それでも前方で事故が発生すると道路上に人がいることが想定され、あるいは人の存在を確認された時は、あらかじめドライバーに伝えて自動運転を解除することになる。車両以外が存在する場所での自動運転を実現させるためには、避けて通れない課題がある。
市街地で自動運転を実用化するには“専用軌道”が必要!?
人や車の往来が多い市街地まで自動運転を普及させるには、どうすればいいのか。現段階で実証実験が行われている自動運転の路線バスなどの場合、歩行者などの飛び出しを想定し、かなり低い速度で走行しているケースが多い。
実用的な速度域で走らせるためには、歩行者の立ち入りを禁止した独立軌道が必要だ。街の隅々まで、引込線のような独立軌道が敷かれ、車道と歩道はガードによって完全分離する。歩行者と車両が交わるのは、ホームドアのような扉が設置された車寄せだけだ。そして仮に独立軌道内に人が入って交通事故が生じた時は、鉄道と同じく、入った側に責任があるという認識を法的にも確立させる。

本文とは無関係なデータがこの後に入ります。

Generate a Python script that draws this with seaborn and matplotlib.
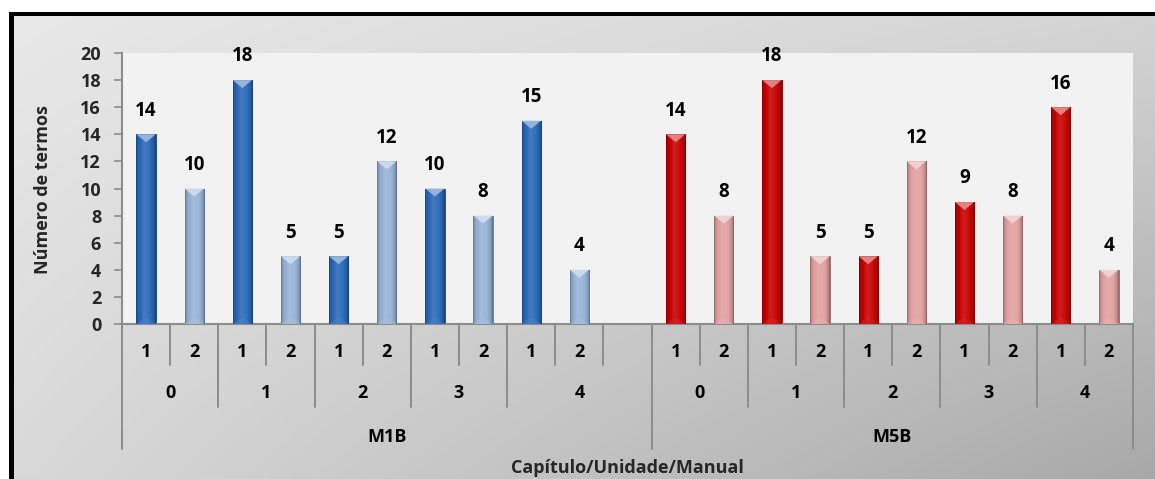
import numpy as np
import pandas as pd
import matplotlib
matplotlib.use("Agg")
import matplotlib.pyplot as plt
import matplotlib.transforms as mtransforms
from matplotlib.patches import Polygon, Rectangle
from matplotlib.colors import to_rgb
import seaborn as sns

# ---- data -------------------------------------------------------------
manuais = ["M1B", "M5B"]
capitulos = ["0", "1", "2", "3", "4"]
partes = ["1", "2"]
termos_m1b = [14, 10, 18, 5, 5, 12, 10, 8, 15, 4]
termos_m5b = [14, 8, 18, 5, 5, 12, 9, 8, 16, 4]

cores = {
    ("M1B", "1"): "#2a68b8",
    ("M1B", "2"): "#95b3d7",
    ("M5B", "1"): "#c80000",
    ("M5B", "2"): "#e0a0a0",
}

# ---- table: one row per bar, plus an empty slot between the manuals ----
rows = []
order = []
for m, valores in zip(manuais, [termos_m1b, termos_m5b]):
    k = 0
    for c in capitulos:
        for p in partes:
            key = f"{m}|{c}|{p}"
            order.append(key)
            rows.append({"slot": key, "termos": valores[k], "serie": f"{m}-{p}",
                         "manual": m, "cap": c, "parte": p})
            k += 1
    if m == manuais[0]:
        order.append("vazio")
df = pd.DataFrame(rows)
palette = {f"{m}-{p}": cores[(m, p)] for m in manuais for p in partes}

# ---- figure -----------------------------------------------------------
W, H = 1155, 479
sns.set_theme(style="white")
plt.rcParams["font.family"] = ["Open Sans", "DejaVu Sans"]
plt.rcParams["font.weight"] = "bold"
fig = plt.figure(figsize=(W / 100, H / 100), dpi=100)

# chart-area background: grey diagonal gradient inside a black frame
bg = fig.add_axes([0, 0, 1, 1], zorder=0)
bg.set_xlim(0, W)
bg.set_ylim(H, 0)
bg.axis("off")
xx, yy = np.meshgrid(np.linspace(0, 1, 300), np.linspace(0, 1, 150))
shade = 0.91 - 0.08 * xx - 0.06 * yy - 0.11 * xx * yy
bg.imshow(np.dstack([shade] * 3), extent=(14, W, H, 16), aspect="auto",
          interpolation="bilinear", zorder=0)
bg.add_patch(Rectangle((9, 12), 5, H - 12, color="black", lw=0, zorder=2))
bg.add_patch(Rectangle((9, 12), W - 9, 4, color="black", lw=0, zorder=2))

# plot area
x0, x1, ytop, ybot = 122, 1133, 53, 324
ax = fig.add_axes([x0 / W, (H - ybot) / H, (x1 - x0) / W, (ybot - ytop) / H], zorder=1)
ax.set_facecolor("#f2f2f2")

sns.barplot(data=df, x="slot", y="termos", hue="serie", order=order,
            palette=palette, dodge=False, width=0.4, legend=False, ax=ax,
            saturation=1, zorder=2)

ax.set_ylim(0, 20)
ax.set_xlim(-0.5, len(order) - 0.5)
ax.set_yticks(range(0, 21, 2))
ax.set_xticks([])
ax.set_xlabel("")
ax.set_ylabel("")
for s in ["top", "right"]:
    ax.spines[s].set_visible(False)
for s in ["left", "bottom"]:
    ax.spines[s].set_color("#8c8c8c")
    ax.spines[s].set_linewidth(1.5)
ax.tick_params(axis="y", direction="out", length=6, width=1.2, color="#8c8c8c",
               pad=9, labelsize=13, left=True)
for t in ax.get_yticklabels():
    t.set_fontweight("bold")


def mix(c, other, a):
    c, o = np.array(to_rgb(c)), np.array(to_rgb(other))
    return tuple(c * (1 - a) + o * a)


# bevelled look for each bar
px_per_unit = (ybot - ytop) / 20.0
bevel = 8 / px_per_unit
for bar in list(ax.patches):
    h = bar.get_height()
    if not np.isfinite(h) or h <= 0:
        continue
    bx, bw = bar.get_x(), bar.get_width()
    base = bar.get_facecolor()[:3]
    t = np.linspace(0, 1, 64)
    prof = np.interp(t, [0, 0.08, 0.4, 0.7, 0.92, 1], [-0.35, -0.1, 0.12, 0.05, -0.15, -0.4])
    cols = np.array([mix(base, "white", v) if v > 0 else mix(base, "black", -v) for v in prof])
    img = ax.imshow(cols[None, :, :], extent=(bx, bx + bw, 0, h), aspect="auto",
                    interpolation="bilinear", zorder=3)
    img.set_clip_path(bar)
    bar.set_edgecolor(mix(base, "black", 0.35))
    bar.set_linewidth(0.6)
    top = Polygon([(bx, h), (bx + bw, h), (bx + bw / 2, h - bevel)], closed=True,
                  facecolor=mix(base, "white", 0.5), edgecolor="none", zorder=4)
    ax.add_patch(top)
    bottom = Polygon([(bx, 0), (bx + bw, 0), (bx + bw / 2, bevel * 0.9)], closed=True,
                     facecolor=mix(base, "white", 0.15), edgecolor="none", alpha=0.5, zorder=4)
    ax.add_patch(bottom)
    ax.annotate(f"{int(h)}", (bx + bw / 2, h), xytext=(0, 17), textcoords="offset points",
                ha="center", va="center", fontsize=13.5, fontweight="bold", color="black",
                zorder=5)

# ---- multi-level category axis ----------------------------------------
tr = mtransforms.blended_transform_factory(ax.transData, fig.transFigure)


def fy(p):
    return (H - p) / H


line_kw = dict(color="#8c8c8c", lw=1.4, clip_on=False, transform=tr, zorder=3)
row_ends = {1: 365, 2: 407, 3: 449}
n = len(order)
for b in range(n + 1):
    xb = b - 0.5
    if b in (0, n) or order[b - 1] == "vazio":
        level = 3
    else:
        left, right = order[b - 1], order[b]
        if right == "vazio":
            level = 1
        elif left.split("|")[0] != right.split("|")[0]:
            level = 3
        elif left.split("|")[1] != right.split("|")[1]:
            level = 2
        else:
            level = 1
    fig.add_artist(plt.Line2D([xb, xb], [fy(ybot), fy(row_ends[level])], **line_kw))

lab_kw = dict(transform=tr, ha="center", va="center", fontsize=13, fontweight="bold",
              color="black")
for i, key in enumerate(order):
    if key == "vazio":
        continue
    fig.text(i, fy(352), key.split("|")[2], **lab_kw)

for m in manuais:
    idx = [i for i, k in enumerate(order) if k.startswith(m + "|")]
    for c in capitulos:
        ci = [i for i in idx if order[i].split("|")[1] == c]
        lo, hi = min(ci), max(ci)
        if hi + 1 < n and order[hi + 1] == "vazio":
            hi += 1
        fig.text((lo + hi) / 2, fy(393), c, **lab_kw)
    lo, hi = min(idx), max(idx)
    if hi + 1 < n and order[hi + 1] == "vazio":
        hi += 1
    fig.text((lo + hi) / 2, fy(437), m, **lab_kw)

fig.text((x0 + x1) / 2 / W, fy(468), "Capítulo/Unidade/Manual", ha="center",
         va="center", fontsize=13, fontweight="bold")
fig.text(43 / W, fy(190), "Número de termos", rotation=90, ha="center",
         va="center", fontsize=13, fontweight="bold")

fig.savefig("out.png", dpi=100)
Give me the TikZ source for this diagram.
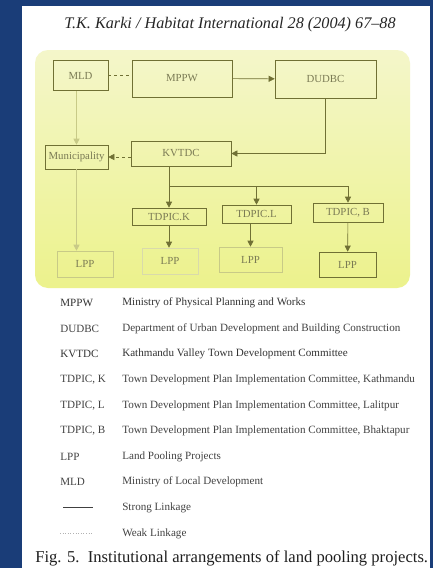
\documentclass[tikz,border=0pt]{standalone}
\usepackage{fontspec}
\setmainfont{Liberation Serif}
\usetikzlibrary{arrows.meta,positioning}
\definecolor{pageblue}{RGB}{26,61,120}
\definecolor{linkolive}{RGB}{112,112,52}
\definecolor{faintolive}{RGB}{200,202,135}
\definecolor{boxtext}{RGB}{122,122,84}
\definecolor{yeltop}{RGB}{244,246,202}
\definecolor{yelbot}{RGB}{236,242,140}
\definecolor{legtext}{RGB}{66,66,66}

\begin{document}
\begin{tikzpicture}[x=1pt,y=-1pt,->,>={Triangle[length=6pt,width=6pt]},semithick]
		\tikzset{inst/.style={draw=linkolive,rectangle,inner sep=0pt,text=boxtext,font=\fontsize{10.8}{12}\selectfont},
			strong/.style={draw=linkolive},
			weak/.style={draw=linkolive,dashed},
			faint/.style={draw=faintolive},
			abbr/.style={anchor=west,inner sep=0pt,text=legtext,font=\fontsize{11.1}{12}\selectfont},
			desc/.style={abbr}}
		\useasboundingbox (0,0) rectangle (433,568);
		\fill[pageblue,-] (0,0) rectangle (433,568);
		\fill[white,-] (22,6) rectangle (430,568);
		\shade[-,top color=yeltop,bottom color=yelbot,rounded corners=13pt] (35,50) rectangle (410,288);
		\node[font=\fontsize{16.2}{18}\selectfont\itshape,text=black!85] (title) at (230,25) {T.K. Karki / Habitat International 28 (2004) 67--88};
		% institutions
		\node[inst,minimum width=55pt,minimum height=30pt] (MLD) at (80.5,75.5) {MLD};
		\node[inst,minimum width=100pt,minimum height=37pt] (MPPW) at (182,78.5) {MPPW};
		\node[inst,minimum width=101pt,minimum height=38pt] (DUDBC) at (325.5,79) {DUDBC};
		\node[inst,minimum width=63pt,minimum height=24pt] (Mun) at (76.5,157) {Municipality};
		\node[inst,minimum width=100pt,minimum height=25pt] (KVTDC) at (181,153.5) {KVTDC};
		\node[inst,minimum width=74pt,minimum height=17pt] (TK) at (169,216.5) {TDPIC.K};
		\node[inst,minimum width=69pt,minimum height=18pt] (TL) at (256.5,214) {TDPIC.L};
		\node[inst,minimum width=70pt,minimum height=19pt] (TB) at (348,212.5) {TDPIC, B};
		\node[inst,draw=faintolive,minimum width=56pt,minimum height=26pt] (LPPm) at (85,264) {LPP};
		\node[inst,draw=faintolive!70,minimum width=56pt,minimum height=26pt] (LPPk) at (170,261) {LPP};
		\node[inst,draw=faintolive,minimum width=63pt,minimum height=25pt] (LPPl) at (250.5,259.5) {LPP};
		\node[inst,minimum width=57pt,minimum height=25pt] (LPPb) at (347.5,264.5) {LPP};
		\coordinate (busK) at (169,186);
		\coordinate (busB) at (348,186);
		% linkages
		\draw[weak,-] (MLD.east) -- (MLD.east -| MPPW.west);
		\draw[strong] (MPPW) -- (DUDBC);
		\draw[strong] (DUDBC) |- (KVTDC);
		\draw[faint] (Mun.north |- MLD.south) -- (Mun.north);
		\draw[weak] (KVTDC.west |- Mun.east) -- (Mun.east);
		\draw[faint] (Mun.south) -- (Mun.south |- LPPm.north);
		\draw[strong] (KVTDC.south -| TK.north) -- (TK.north);
		\draw[strong,-] (busK) -- (busB);
		\draw[strong] (TL.north |- busK) -- (TL.north);
		\draw[strong] (busB) -- (TB.north);
		\draw[strong] (TK.south) -- (TK.south |- LPPk.north);
		\draw[strong] (LPPl.north |- TL.south) -- (LPPl.north);
		\draw[strong] (TB) -- (LPPb);
		% legend
		\node[abbr,text=black!80] (kMPPW) at (60,303) {MPPW};
		\node[desc,text=black!80] (dMPPW) at (122,303) {Ministry of Physical Planning and Works};
		\node[abbr] (kDUDBC) at (60,328.6) {DUDBC};
		\node[desc] (dDUDBC) at (122,328.6) {Department of Urban Development and Building Construction};
		\node[abbr,text=black!80] (kKVTDC) at (60,354.2) {KVTDC};
		\node[desc,text=black!80] (dKVTDC) at (122,354.2) {Kathmandu Valley Town Development Committee};
		\node[abbr] (kTK) at (60,379.8) {TDPIC, K};
		\node[desc] (dTK) at (122,379.8) {Town Development Plan Implementation Committee, Kathmandu};
		\node[abbr] (kTL) at (60,405.4) {TDPIC, L};
		\node[desc] (dTL) at (122,405.4) {Town Development Plan Implementation Committee, Lalitpur};
		\node[abbr] (kTB) at (60,431) {TDPIC, B};
		\node[desc] (dTB) at (122,431) {Town Development Plan Implementation Committee, Bhaktapur};
		\node[abbr] (kLPP) at (60,456.6) {LPP};
		\node[desc] (dLPP) at (122,456.6) {Land Pooling Projects};
		\node[abbr] (kMLD) at (60,482.2) {MLD};
		\node[desc] (dMLD) at (122,482.2) {Ministry of Local Development};
		\coordinate (strongA) at (63,507.8);
		\coordinate (strongB) at (93,507.8);
		\draw[-,black!75,thick] (strongA) -- (strongB);
		\node[desc] (dStrong) at (122,507.8) {Strong Linkage};
		\coordinate (weakA) at (60,533.4);
		\coordinate (weakB) at (93,533.4);
		\draw[-,black!30,dotted] (weakA) -- (weakB);
		\node[desc] (dWeak) at (122,533.4) {Weak Linkage};
		\node[anchor=west,inner sep=0pt,text=black!88,font=\fontsize{16.6}{18}\selectfont] (caption) at (35,558) {Fig. 5.\ \ Institutional arrangements of land pooling projects.};
		\end{tikzpicture}
\end{document}
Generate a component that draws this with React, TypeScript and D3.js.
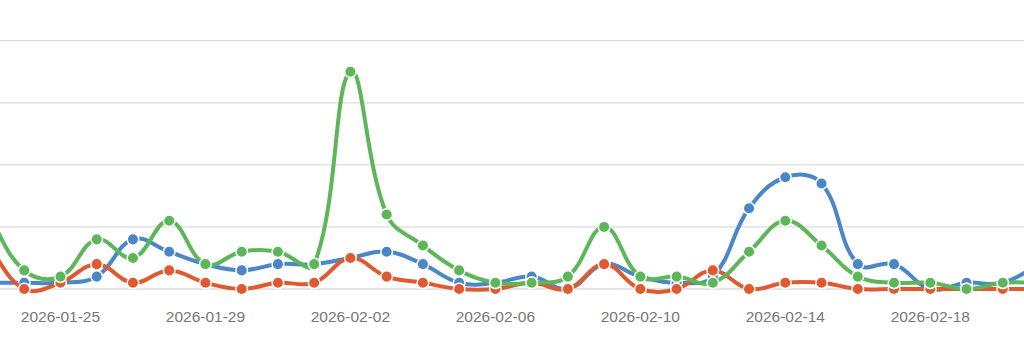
import React, { useRef, useEffect } from 'react';
import * as d3 from 'd3';

// one point per day, 2026-01-23 .. 2026-02-21 (first and last fall just outside the frame)
const dates = [
  '2026-01-23', '2026-01-24', '2026-01-25', '2026-01-26', '2026-01-27', '2026-01-28',
  '2026-01-29', '2026-01-30', '2026-01-31', '2026-02-01', '2026-02-02', '2026-02-03',
  '2026-02-04', '2026-02-05', '2026-02-06', '2026-02-07', '2026-02-08', '2026-02-09',
  '2026-02-10', '2026-02-11', '2026-02-12', '2026-02-13', '2026-02-14', '2026-02-15',
  '2026-02-16', '2026-02-17', '2026-02-18', '2026-02-19', '2026-02-20', '2026-02-21',
];

const blueValues = [1, 1, 1, 2, 8, 6, 4, 3, 4, 4, 5, 6, 4, 1, 1, 2, 0, 4, 2, 1, 2, 13, 18, 17, 4, 4, 0, 1, 1, 4];
const redValues = [7, 0, 1, 4, 1, 3, 1, 0, 1, 1, 5, 2, 1, 0, 0, 1, 0, 4, 0, 0, 3, 0, 1, 1, 0, 0, 0, 0, 0, 0];
const greenValues = [12, 3, 2, 8, 5, 11, 4, 6, 6, 4, 35, 12, 7, 3, 1, 1, 2, 10, 2, 2, 1, 6, 11, 7, 2, 1, 1, 0, 1, 1];

const tickLabels = ['2026-01-25', '2026-01-29', '2026-02-02', '2026-02-06', '2026-02-10', '2026-02-14', '2026-02-18'];
const gridValues = [0, 10, 20, 30, 40];

const series = [
  { name: 'blue', values: blueValues, color: '#4a87c8' },
  { name: 'red', values: redValues, color: '#df5a30' },
  { name: 'green', values: greenValues, color: '#5db75a' },
];

const W = 1024;
const H = 352;
const TENSION = 0.4;

// spline like chart.js: control points scaled by neighbour distances
function splinePath(pts: [number, number][], t: number) {
  const cps = pts.map((cur, i) => {
    const prev = pts[Math.max(i - 1, 0)];
    const next = pts[Math.min(i + 1, pts.length - 1)];
    const d01 = Math.hypot(cur[0] - prev[0], cur[1] - prev[1]);
    const d12 = Math.hypot(next[0] - cur[0], next[1] - cur[1]);
    const sum = d01 + d12 || 1;
    const fa = (t * d01) / sum;
    const fb = (t * d12) / sum;
    const dx = next[0] - prev[0];
    const dy = next[1] - prev[1];
    return {
      prev: [cur[0] - fa * dx, cur[1] - fa * dy],
      next: [cur[0] + fb * dx, cur[1] + fb * dy],
    };
  });
  const p = d3.path();
  p.moveTo(pts[0][0], pts[0][1]);
  for (let i = 1; i < pts.length; i++) {
    const a = cps[i - 1].next;
    const b = cps[i].prev;
    p.bezierCurveTo(a[0], a[1], b[0], b[1], pts[i][0], pts[i][1]);
  }
  return p.toString();
}

const App: React.FC = () => {
  const svgRef = useRef<SVGSVGElement | null>(null);

  useEffect(() => {
    const svg = d3.select(svgRef.current);
    svg.selectAll('*').remove();

    const x = d3.scalePoint<string>()
      .domain(dates)
      .range([-12, 1039]);

    const y = d3.scaleLinear()
      .domain([0, 40])
      .range([289, 40.7]);

    // grid
    svg.append('g')
      .selectAll('line')
      .data(gridValues)
      .join('line')
      .attr('x1', 0)
      .attr('x2', W)
      .attr('y1', d => y(d))
      .attr('y2', d => y(d))
      .attr('stroke', '#dcdcdc')
      .attr('stroke-width', 1.3);

    // x labels
    svg.append('g')
      .selectAll('text')
      .data(tickLabels)
      .join('text')
      .attr('x', d => x(d)!)
      .attr('y', 321.5)
      .attr('text-anchor', 'middle')
      .attr('font-family', '"Liberation Sans", Arial, Helvetica, sans-serif')
      .attr('font-size', 15.5)
      .attr('fill', '#777')
      .text(d => d);

    series.forEach(s => {
      const pts = s.values.map((v, i) => [x(dates[i])!, y(v)] as [number, number]);
      const g = svg.append('g');
      g.append('path')
        .attr('d', splinePath(pts, TENSION))
        .attr('fill', 'none')
        .attr('stroke', s.color)
        .attr('stroke-width', 4)
        .attr('stroke-linejoin', 'round');
      g.selectAll('circle')
        .data(s.values)
        .join('circle')
        .attr('cx', (_, i) => x(dates[i])!)
        .attr('cy', d => y(d))
        .attr('r', 5.8)
        .attr('fill', s.color)
        .attr('stroke', '#fff')
        .attr('stroke-width', 1.5);
    });
  }, []);

  return (
    <svg
      ref={svgRef}
      width={W}
      height={H}
      style={{ position: 'absolute', left: 0, top: 0, background: '#fff' }}
    />
  );
};

export default App;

夢物語みたいだが、そこまで交通環境を変えないと、市街地まで含めた自動運転の完全な普及は難しい。
“不公平かつ未完成なツール”からの脱却こそが自動運転の目指す道だ
自動車が至るべき究極の形
問題は進捗を急ぐと「自動運転なんて、結局は無理だ」と諦められてしまうこと。これは避けねばならない。なぜなら自動運転が、自動車の最終的な形であるからだ。
高齢になり、自宅に通じる坂道を登るのが辛くなった時、「そろそろ運転免許を返納しませんか?」といわれる。こんな不条理はない。また目が不自由だったり、知的障害がある人も、クルマを1人で自由に使うことができない。つまり現時点のクルマは、運転免許がなければ扱えない不公平かつ未完成なツールだ。
それを解決するのが自動運転だから、着実に進化させる必要がある。健全な技術の向上を妨げる思惑は、可能な限り排除せねばならない。